Landen als de Nederland, het Verenigd Koninkrijk en de Verenigde Staten waren het daarmee eens, maar Rusland vond sancties een laatste redmiddel en stelde dat "overhaast sancties opleggen het hele vredesproces zal hinderen".[2]

Hoewel er met resolutie 2374 aan secretaris-generaal António Guterres was gevraagd om een panel van vijf experts op te richten om toe te zien op de toepassing van de sancties, waren er maar vier experts benoemd. De benoeming van de vijfde was door Rusland tegengehouden.[2] Volgens het land ontbrak het dit en ook andere panels aan "geografische balans".[3]

De experts hadden drie personen voorgesteld om toe te voegen aan de sanctielijst. Het sanctiecomité, waar ook Rusland deel van uitmaakte, had echter geen actie ondernomen.[2]

Achtergrond[bewerken | brontekst bewerken]

Zie Malinese Burgeroorlog 2012-2013 voor het hoofdartikel over dit onderwerp.

Sedert de jaren 1990 hadden de Toearegs in het noorden van Mali hun eigen bestuurlijke zone. Zij probeerden al langer hun regio Azawad los te maken van Mali, maar enkele gevechten in 2006 leidden tot een akkoord met de regering. Na de Libische burgeroorlog in 2011 keerden velen van hen die voor Qadhafi hadden gevochten zwaar bewapend terug naar Mali. Ze begonnen er een veroveringstocht om er gewapenderhand het noorden van het land in te nemen. De regering en het leger konden hen niet de baas en na maanden van ontevredenheid over leiding en uitrusting pleegden soldaten een staatsgreep, waarbij ook president Touré werd verjaagd.[4] Zij richtten een comité voor het herstel van de democratie op, maar droegen de macht over aan een overgangsregime onder leiding van de parlementsvoorzitter na onderhandelingen met de ECOWAS.

In januari 2013 zetten islamitische rebellen opnieuw een offensief naar het zuiden in. Franse grondtroepen die werden ondersteund door troepen uit verschillende Afrikaanse landen zetten een tegenoffensief in en dreven hen terug naar het noorden. In april 2013 werd door middel van resolutie 2100 besloten om een VN-vredesmacht naar het land te zenden.

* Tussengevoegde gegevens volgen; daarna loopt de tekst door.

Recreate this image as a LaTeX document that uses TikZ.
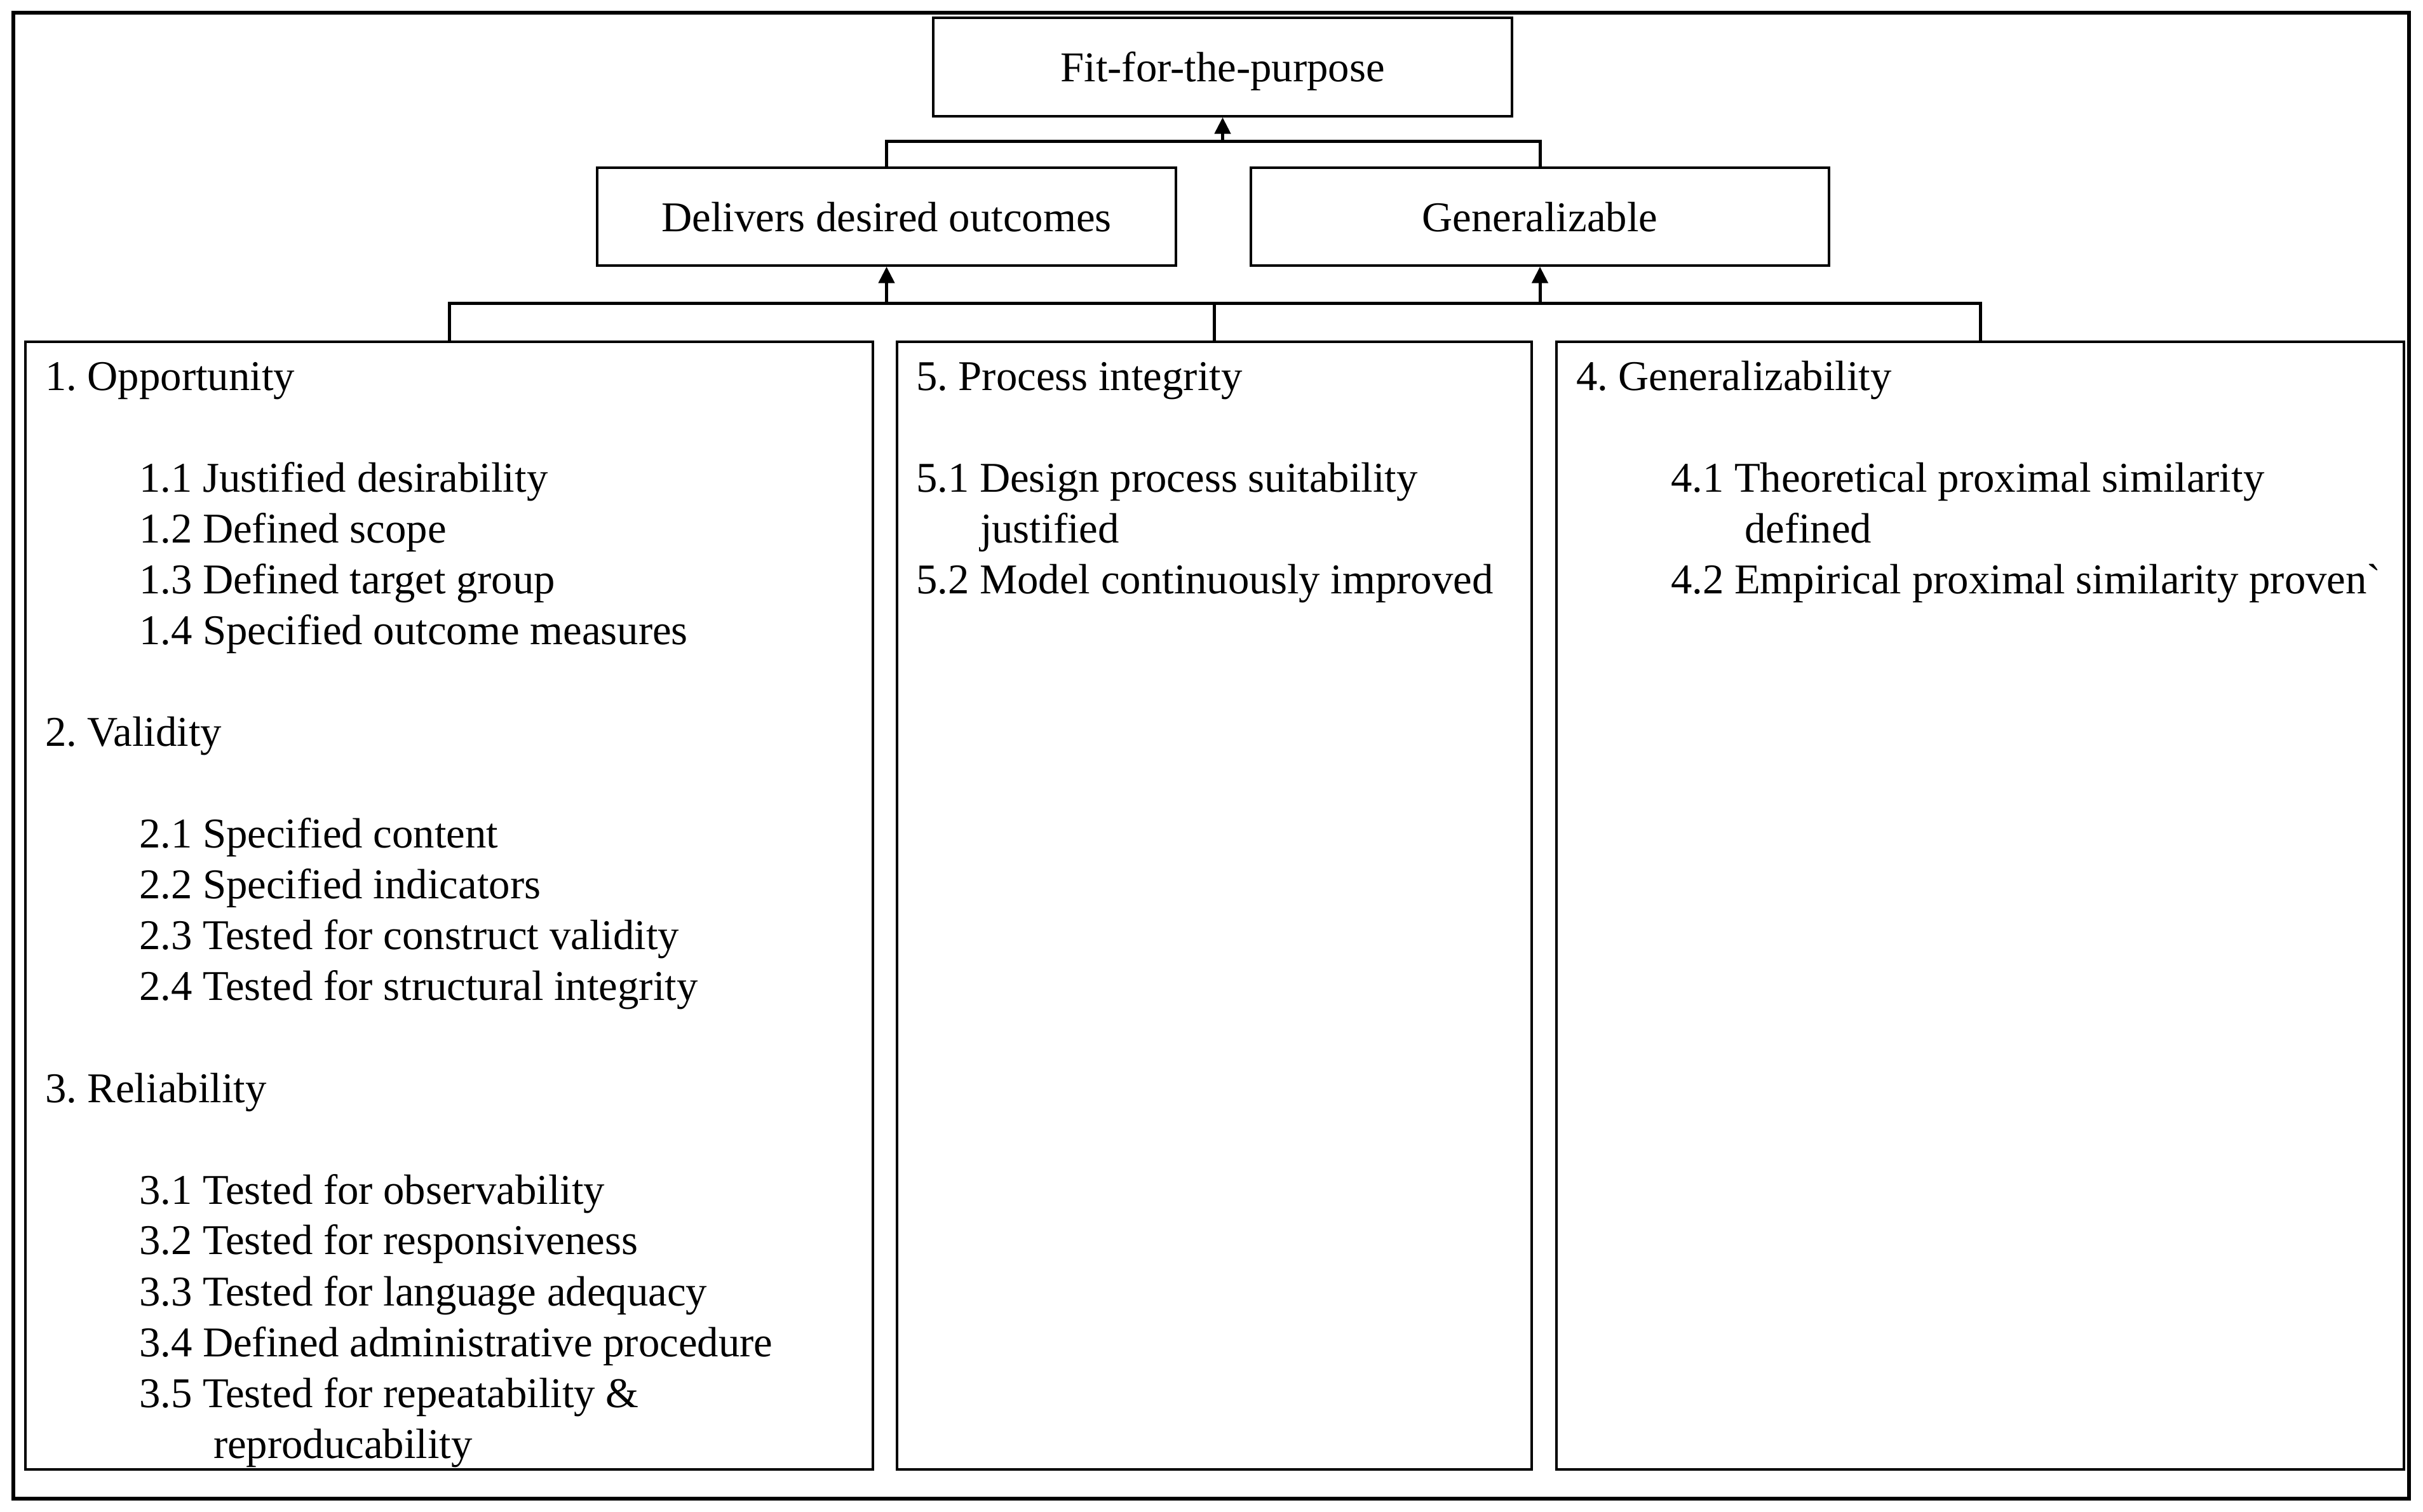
\documentclass[tikz,border=0pt]{standalone}
\usepackage{fontspec}
\setmainfont{Liberation Serif}
\usetikzlibrary{arrows.meta}
\frenchspacing
\newcommand\fsz{\fontsize{13.35pt}{16pt}\selectfont\frenchspacing}
\tikzset{
  box/.style={draw, line width=0.7pt, inner sep=0pt, text depth=0pt, font=\fsz},
  conn/.style={line width=1pt},
  arr/.style={line width=1pt, -{Triangle[width=5pt,length=5.2pt]}},
  txt/.style={anchor=base west, inner sep=0pt, font=\fsz},
  frame/.style={line width=1.3pt}
}
\begin{document}
\begin{tikzpicture}[x=0.2pt,y=-0.2pt]
\useasboundingbox (0,0) rectangle (3814,2380);
\draw[frame] (21,20) rectangle (3792,2359);

\node[box, minimum width=182.2pt, minimum height=31pt] (top) at (1924.5,105.5) {Fit-for-the-purpose};
\node[box, minimum width=182.2pt, minimum height=30.8pt] (del) at (1395.5,341) {Delivers desired outcomes};
\node[box, minimum width=182pt, minimum height=30.8pt] (gen) at (2424,341) {Generalizable};

\node[box, minimum width=266.8pt, minimum height=355pt] (c1) at (707,1425.5) {};
\node[box, minimum width=199.8pt, minimum height=355pt] (c5) at (1911.5,1425.5) {};
\node[box, minimum width=266.8pt, minimum height=355pt] (c4) at (3117,1425.5) {};

% upper connectors
\coordinate (bar1) at (1926,223);
\draw[conn] (del.north) |- (bar1) -| (gen.north);
\draw[arr] (top.south |- bar1) -- (top.south);

% lower connectors
\coordinate (bar2) at (1912,478);
\draw[conn] (c1.north) |- (bar2) -| (c4.north);
\draw[conn] (c5.north) -- (c5.north |- bar2);
\draw[arr] (del.south |- bar2) -- (del.south);
\draw[arr] (gen.south |- bar2) -- (gen.south);

% left column
\node[txt] (l0) at (70,615) {1. Opportunity};
\node[txt] (l2) at (218,775) {1.1 Justified desirability};
\node[txt] (l3) at (218,855) {1.2 Defined scope};
\node[txt] (l4) at (218,935) {1.3 Defined target group};
\node[txt] (l5) at (218,1015) {1.4 Specified outcome measures};
\node[txt] (l7) at (70,1175) {2. Validity};
\node[txt] (l9) at (218,1335) {2.1 Specified content};
\node[txt] (l10) at (218,1415) {2.2 Specified indicators};
\node[txt] (l11) at (218,1495) {2.3 Tested for construct validity};
\node[txt] (l12) at (218,1575) {2.4 Tested for structural integrity};
\node[txt] (l14) at (70,1735) {3. Reliability};
\node[txt] (l16) at (218,1895) {3.1 Tested for observability};
\node[txt] (l17) at (218,1975) {3.2 Tested for responsiveness};
\node[txt] (l18) at (218,2055) {3.3 Tested for language adequacy};
\node[txt] (l19) at (218,2135) {3.4 Defined administrative procedure};
\node[txt] (l20) at (218,2215) {3.5 Tested for repeatability \&};
\node[txt] (l21) at (335,2295) {reproducability};

% middle column
\node[txt] (m0) at (1441,615) {5. Process integrity};
\node[txt] (m2) at (1441,775) {5.1 Design process suitability};
\node[txt] (m3) at (1542,855) {justified};
\node[txt] (m4) at (1441,935) {5.2 Model continuously improved};

% right column
\node[txt] (r0) at (2480,615) {4. Generalizability};
\node[txt] (r2) at (2629,775) {4.1 Theoretical proximal similarity};
\node[txt] (r3) at (2745,855) {defined};
\node[txt] (r4) at (2629,935) {4.2 Empirical proximal similarity proven\textasciigrave};
\end{tikzpicture}
\end{document}
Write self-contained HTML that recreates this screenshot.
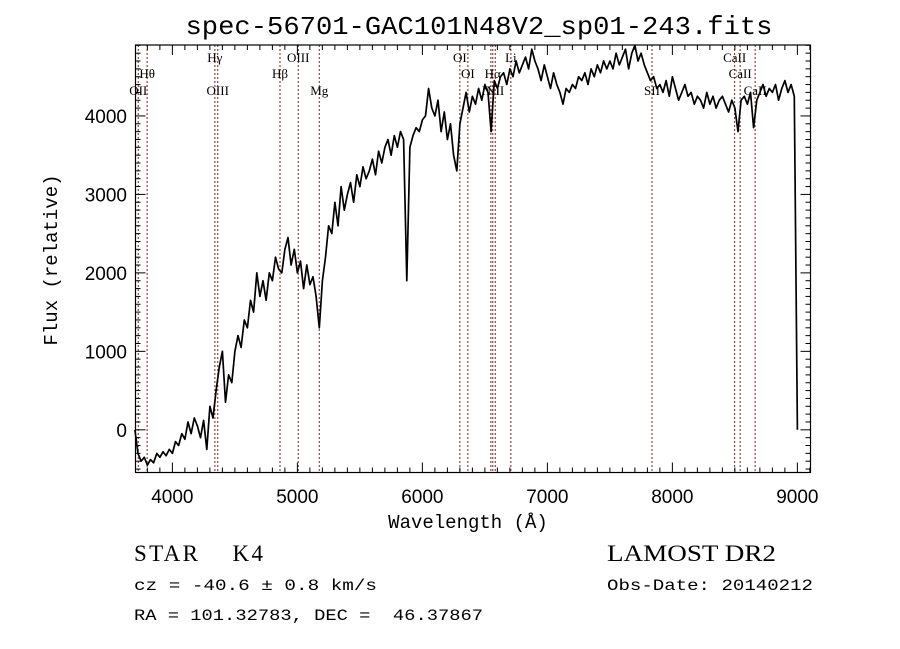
<!DOCTYPE html>
<html><head><meta charset="utf-8"><style>
html,body{margin:0;padding:0;background:#fff;}
svg{display:block;}
</style></head><body>
<svg id="chart" width="900" height="649" xmlns="http://www.w3.org/2000/svg">
<rect width="900" height="649" fill="#fff"/>
<text x="479" y="34" text-anchor="middle" font-family="Liberation Mono, monospace" font-size="26" textLength="587" lengthAdjust="spacingAndGlyphs">spec-56701-GAC101N48V2_sp01-243.fits</text>
<g id="lines"></g>
<g id="ticks"></g>
<path id="spec" fill="none" stroke="#000" stroke-width="1.7" stroke-linejoin="round"/>
<rect x="135.5" y="45" width="675" height="427.5" fill="none" stroke="#000" stroke-width="1.2"/>
<text x="468" y="528" text-anchor="middle" font-family="Liberation Mono, monospace" font-size="19">Wavelength (Å)</text>
<text transform="translate(57,260) rotate(-90)" text-anchor="middle" font-family="Liberation Mono, monospace" font-size="19">Flux (relative)</text>
<text x="134" y="561" font-family="Liberation Serif, serif" font-size="23" textLength="129" lengthAdjust="spacing" xml:space="preserve">STAR    K4</text>
<text x="607" y="561" font-family="Liberation Serif, serif" font-size="23" textLength="169" lengthAdjust="spacingAndGlyphs">LAMOST DR2</text>
<text x="134" y="590" font-family="Liberation Mono, monospace" font-size="16" textLength="243" lengthAdjust="spacingAndGlyphs">cz = -40.6 ± 0.8 km/s</text>
<text x="607" y="590" font-family="Liberation Mono, monospace" font-size="16" textLength="206" lengthAdjust="spacingAndGlyphs">Obs-Date: 20140212</text>
<text x="134" y="620" font-family="Liberation Mono, monospace" font-size="16" textLength="349" lengthAdjust="spacingAndGlyphs" xml:space="preserve">RA = 101.32783, DEC =  46.37867</text>
</svg>
<script>
const waveStart = 3700;
const waveStep = 25;
const flux = [
0,-300,-400,-350, -450,-380,-420,-300, -350,-280,-330,-250,
-300,-150,-200,-50, -120,100,-50,150, 50,-100,120,-250,
300,150,500,800, 1000,350,700,600, 1000,1200,1050,1400,
1300,1650,1500,2000, 1700,1900,1650,2000, 1900,2200,2050,2000,
2300,2450,2100,2300, 2000,2150,1800,2100, 1850,1950,1700,1300,
1900,2200,2600,2500, 2900,2600,3100,2800, 3000,3150,2900,3250,
3100,3350,3200,3300, 3450,3250,3550,3400, 3600,3700,3500,3750,
3600,3800,3700,1900, 3600,3750,3850,3800, 3950,4000,4350,4100,
4000,4200,3800,4050, 3700,3900,3500,3300, 3900,4100,4300,4050,
4250,4150,4350,4200, 4400,4300,3800,4450, 4350,4500,4550,4400,
4600,4500,4700,4550, 4650,4750,4600,4850, 4700,4600,4450,4650,
4500,4350,4550,4400, 4300,4150,4350,4300, 4400,4350,4500,4450,
4550,4400,4600,4500, 4650,4550,4700,4600, 4700,4600,4800,4650,
4750,4850,4600,4800, 4900,4700,4800,4650, 4550,4450,4500,4350,
4400,4300,4450,4250, 4500,4350,4200,4300, 4400,4250,4300,4150,
4250,4200,4100,4300, 4150,4250,4100,4200, 4250,4150,4050,4200,
4100,3800,4200,4250, 4150,4300,3850,4200, 4300,4400,4250,4350,
4300,4400,4200,4350, 4450,4300,4400,4250, 0];
const lineWaves = [3727,3798,4340,4363,4861,5007,5175,6300,6364,6548,6563,6583,6708,7837,8498,8542,8662];
const lineNames = ["OII","Hθ","Hγ","OIII","Hβ","OIII","Mg","OI","OI","NII","Hα","NII","Li","SII","CaII","CaII","CaII"];
const lineRows = [2,1,0,2,1,0,2,0,1,2,1,2,0,2,0,1,2];
const xTicks = [4000,5000,6000,7000,8000,9000];
const yTicks = [0,1000,2000,3000,4000];

const X0=135.5,X1=810.5,Y0=45,Y1=472.5,WMIN=3705,WMAX=9105,FMIN=-544,FMAX=4904;
function xs(w){return X0+(w-WMIN)/(WMAX-WMIN)*(X1-X0);}
function ys(f){return Y1-(f-FMIN)/(FMAX-FMIN)*(Y1-Y0);}
const NS="http://www.w3.org/2000/svg";
function mk(tag,attrs,parent){const e=document.createElementNS(NS,tag);for(const k in attrs)e.setAttribute(k,attrs[k]);parent.appendChild(e);return e;}

let d="";
flux.forEach((f,i)=>{const w=waveStart+i*waveStep;d+=(i?"L":"M")+xs(w).toFixed(1)+","+ys(f).toFixed(1);});
document.getElementById("spec").setAttribute("d",d);

const lg=document.getElementById("lines");
const rowY=[62,78,95];
lineWaves.forEach((w,i)=>{
  const x=xs(w);
  const l=mk("line",{x1:x,x2:x,y1:Y0,y2:Y1,stroke:"#8b1a1a","stroke-width":1,"stroke-dasharray":"2,2"},lg);
  
  
  const t=mk("text",{x:x,y:rowY[lineRows[i]],"text-anchor":"middle","font-family":"Liberation Serif, serif","font-size":"13"},lg);
  t.textContent=lineNames[i];
  
  
});

const tg=document.getElementById("ticks");
for(let w=3800;w<=9100;w+=100){
  const x=xs(w);const major=(w%1000===0);const len=major?10:5;
  const a=mk("line",{x1:x,x2:x,y1:Y1,y2:Y1-len,stroke:"#000","stroke-width":1},tg);
  
  
  const b=mk("line",{x1:x,x2:x,y1:Y0,y2:Y0+len,stroke:"#000","stroke-width":1},tg);
  
  
}
for(let f=-500;f<=4900;f+=100){
  const y=ys(f);const major=(f%1000===0);const len=major?10:5;
  const a=mk("line",{x1:X0,x2:X0+len,y1:y,y2:y,stroke:"#000","stroke-width":1},tg);
  
  
  const b=mk("line",{x1:X1,x2:X1-len,y1:y,y2:y,stroke:"#000","stroke-width":1},tg);
  
  
}
xTicks.forEach(w=>{
  const t=mk("text",{x:xs(w),y:503,"text-anchor":"middle","font-family":"Liberation Sans, sans-serif","font-size":"19"},tg);
  t.textContent=w;
  
  
});
yTicks.forEach(f=>{
  const t=mk("text",{x:127,y:ys(f)+7,"text-anchor":"end","font-family":"Liberation Sans, sans-serif","font-size":"19"},tg);
  t.textContent=f;
  
  
});
</script>
</body></html>
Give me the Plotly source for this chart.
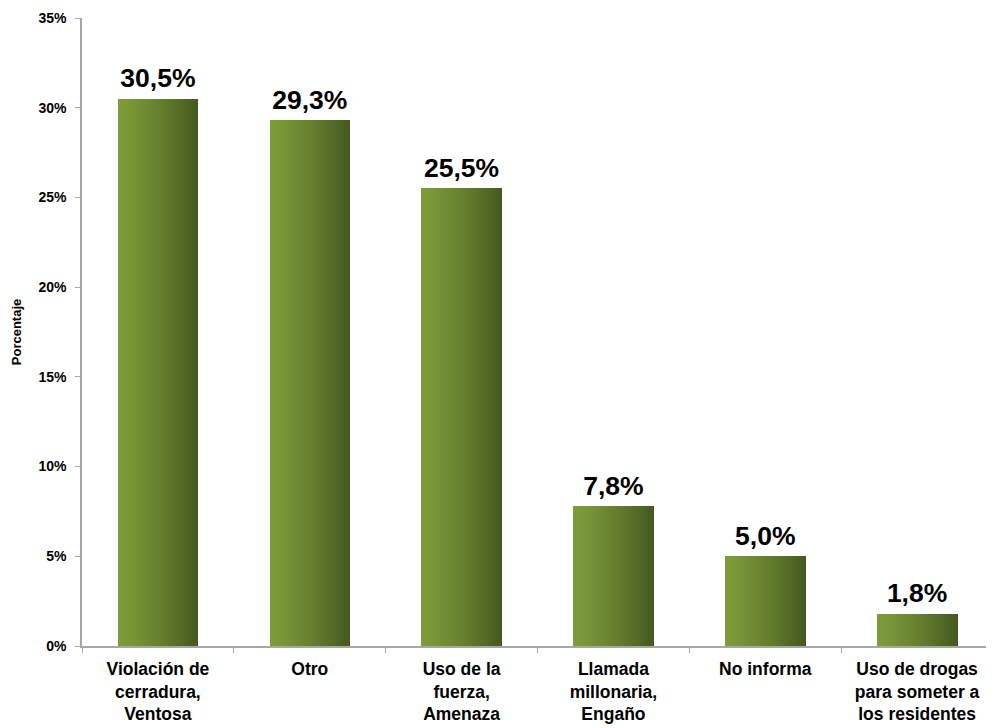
import plotly.graph_objects as go

categories = ["Violación de<br>cerradura,<br>Ventosa", "Otro", "Uso de la<br>fuerza,<br>Amenaza",
              "Llamada<br>millonaria,<br>Engaño", "No informa", "Uso de drogas<br>para someter a<br>los residentes"]
values = [30.5, 29.3, 25.5, 7.8, 5.0, 1.8]
labels = ["30,5%", "29,3%", "25,5%", "7,8%", "5,0%", "1,8%"]

FONT = "Liberation Sans, Arial"
fig = go.Figure()

# gradient bars emulated with narrow slices
N = 40
W = 0.53
c0 = (125, 155, 57)
c1 = (68, 90, 31)
for i in range(N):
    t = i / (N - 1)
    t2 = t ** 1.3
    col = tuple(round(c0[k] + (c1[k] - c0[k]) * t2) for k in range(3))
    fig.add_trace(go.Bar(
        x=categories, y=values,
        width=W / N + 0.002, offset=-W / 2 + i * W / N,
        marker=dict(color="rgb(%d,%d,%d)" % col, line=dict(width=0)),
        showlegend=False, hoverinfo="skip",
    ))

fig.add_trace(go.Scatter(
    x=categories, y=values, mode="markers+text", text=labels,
    marker=dict(size=6, opacity=0),
    textposition="top center",
    textfont=dict(family=FONT, size=26.5, color="black", weight="bold"),
    showlegend=False, cliponaxis=False, hoverinfo="skip",
))

fig.update_layout(
    width=986, height=720,
    margin=dict(l=74, r=1, t=10, b=82),
    plot_bgcolor="white", paper_bgcolor="white",
    barmode="overlay", bargap=0,
    font=dict(family=FONT, color="black"),
    xaxis=dict(
        type="category", showline=True, linecolor="#a6a6a6", linewidth=1.5,
        ticks="outside", tickson="boundaries", ticklen=5, tickcolor="#a6a6a6",
        tickfont=dict(size=17.5, family=FONT, weight="bold"),
        ticklabelstandoff=6, automargin=False,
        showgrid=False, zeroline=False,
    ),
    yaxis=dict(
        range=[0, 35], dtick=5, ticksuffix="%",
        showline=True, linecolor="#a6a6a6", linewidth=1.5,
        ticks="outside", ticklen=5, tickcolor="#a6a6a6",
        tickfont=dict(size=14, family=FONT, weight="bold"),
        ticklabelstandoff=6, automargin=False,
        showgrid=False, zeroline=False,
        title=dict(text="Porcentaje", font=dict(size=13, weight="bold"), standoff=14),
    ),
)

fig.write_html("out.html")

In 2015 sloten de regering en de rebellenallianties Plateforme d'Alger en Coordination des mouvements de l’Azawad (CMA) een Vredes- en verzoeningsakkoord, dat onder meer een wapenstilstand inhield. De uitvoering ervan liep echter jaren vertraging op, vooral inzake defensie, veiligheid en de hervorming van het leger. Daardoor bleef het noorden van Mali onveilig en verstoken van basisdiensten, terwijl terreurgroepen zich verspreidden naar Centraal- en Zuid-Mali. Zij vielen onder meer de blauwhelmen van de MINUSMA-vredesmacht aan, in die mate dat MINUSMA de VN's dodelijkste vredesoperatie was.[5]

Inhoud[bewerken | brontekst bewerken]

In januari 2018 waren de Malinese regering en de rebellenallianties Plateforme d'Alger en CMA een aantal prioriteiten overeengekomen om het vredesakkoord uit 2015 geheel uit te voeren. De Veiligheidsraad was gefrustreerd over een aantal belangrijke onderdelen van het vredesakkoord die ondanks alle internationale ondersteuning maar niet uitgevoerd werden.

Het vredesakkoord hield ook in dat de Veiligheidsraad zou toezien op de uitvoering ervan en maatregelen zou nemen tegen eenieder die dat in de weg stond. De sancties die in dat kader middels resolutie 2374 waren ingesteld werden verlengd tot 31 augustus 2019. Het expertenpanel dat toezag op de uitvoering van de sancties werd verlengd tot 30 september 2019.